RE: [PATCH 2/2] iommu/vt-d: Remove caching mode check before devtlb flush

From: Zhang, Tina
Date: Wed Apr 10 2024 - 19:49:24 EST


Hi,

> -----Original Message-----
> From: Tian, Kevin <kevin.tian@xxxxxxxxx>
> Sent: Tuesday, April 9, 2024 3:30 PM
> To: Lu Baolu <baolu.lu@xxxxxxxxxxxxxxx>; iommu@xxxxxxxxxxxxxxx
> Cc: Liu, Yi L <yi.l.liu@xxxxxxxxx>; Joerg Roedel <joro@xxxxxxxxxx>; Will
> Deacon <will@xxxxxxxxxx>; Robin Murphy <robin.murphy@xxxxxxx>; linux-
> kernel@xxxxxxxxxxxxxxx
> Subject: RE: [PATCH 2/2] iommu/vt-d: Remove caching mode check before
> devtlb flush
>
> > From: Lu Baolu <baolu.lu@xxxxxxxxxxxxxxx>
> > Sent: Sunday, April 7, 2024 10:43 PM
> >
> > The Caching Mode (CM) of the Intel IOMMU indicates if the hardware
> > implementation caches not-present or erroneous translation-structure
> > entries except the first-stage translation.

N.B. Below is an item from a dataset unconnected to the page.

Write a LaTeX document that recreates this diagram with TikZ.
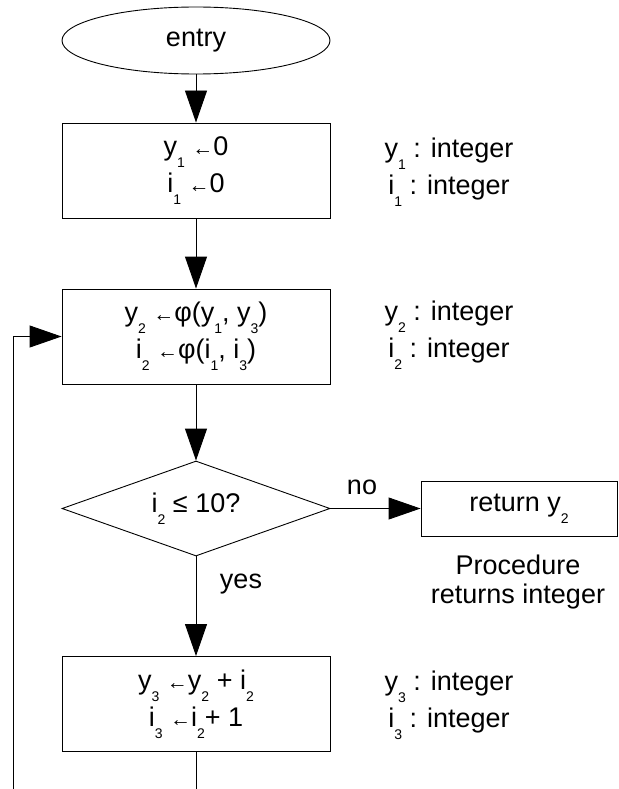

The caching mode is
> > unrelated to the device TLB , therefore there is no need to check it
> > before a device TLB invalidation operation.
> >
> > Before the scalable mode is introduced, caching mode is treated as an
> > indication that the driver is running in a VM guest. This is just a
> > software contract as shadow page table is the only way to implement a
> > virtual IOMMU. But the VT-d spec doesn't state this anywhere. After
> > the scalable mode is introduced, this doesn't stand for anymore, as
> > caching mode is not relevant for the first-stage translation. A
> > virtual IOMMU implementation is free to support first-stage
> > translation only with caching mode cleared.
>
> I didn't get the connection to the scalable mode.
>
> if required we can still use caching mode to imply running as a guest.
> Just need to make sure its implementation conforming to the VT-d spec.
>
> >
> > Remove the caching mode check before device TLB invalidation to ensure
> > compatibility with the scalable mode use cases.
> >
> > Fixes: 792fb43ce2c9 ("iommu/vt-d: Enable Intel IOMMU scalable mode by
> > default")
> > Signed-off-by: Lu Baolu <baolu.lu@xxxxxxxxxxxxxxx>
> > ---
> > drivers/iommu/intel/iommu.c | 5 ++---
> > 1 file changed, 2 insertions(+), 3 deletions(-)
> >
> > diff --git a/drivers/iommu/intel/iommu.c b/drivers/iommu/intel/iommu.c
> > index 493b6a600394..681789b1258d 100644
> > --- a/drivers/iommu/intel/iommu.c
> > +++ b/drivers/iommu/intel/iommu.c
> > @@ -1501,7 +1501,7 @@ static void iommu_flush_iotlb_psi(struct
> > intel_iommu *iommu,
> > else
> > __iommu_flush_iotlb_psi(iommu, did, pfn, pages, ih);
> >
> > - if (!cap_caching_mode(iommu->cap) && !map)
> > + if (!map)
> > iommu_flush_dev_iotlb(domain, addr, mask);
>
> as commented earlier better squash this in patch1.
>
> > }
> >
> > @@ -1575,8 +1575,7 @@ static void intel_flush_iotlb_all(struct
> > iommu_domain *domain)
> > iommu->flush.flush_iotlb(iommu, did, 0, 0,
> > DMA_TLB_DSI_FLUSH);
> >
> > - if (!cap_caching_mode(iommu->cap))
> > - iommu_flush_dev_iotlb(dmar_domain, 0,
> > MAX_AGAW_PFN_WIDTH);
> > + iommu_flush_dev_iotlb(dmar_domain, 0,
> > MAX_AGAW_PFN_WIDTH);
> > }
> >
>
> I'm hesitating to agree with this change. Strictly speaking it's correct.
> but w/o supporting batch invalidation this implies performance drop on
> viommu due to more VM-exits and there may incur user complaints when
> their VMs upgrade to a newer kernel version.
>
> So it'd be better to keep this behavior and fix it together with batch
> invalidation support. Anyway none of the viommu implementations today
> (either shadow or nested translation) relies on the correct devtlb behavior
> from the guest otherwise it's already broken.
How about we split this change into a patch. I'm working on the batch invalidation patch-set now and I'm happy to include this code change into the batch invalidation series.

Regards,
-Tina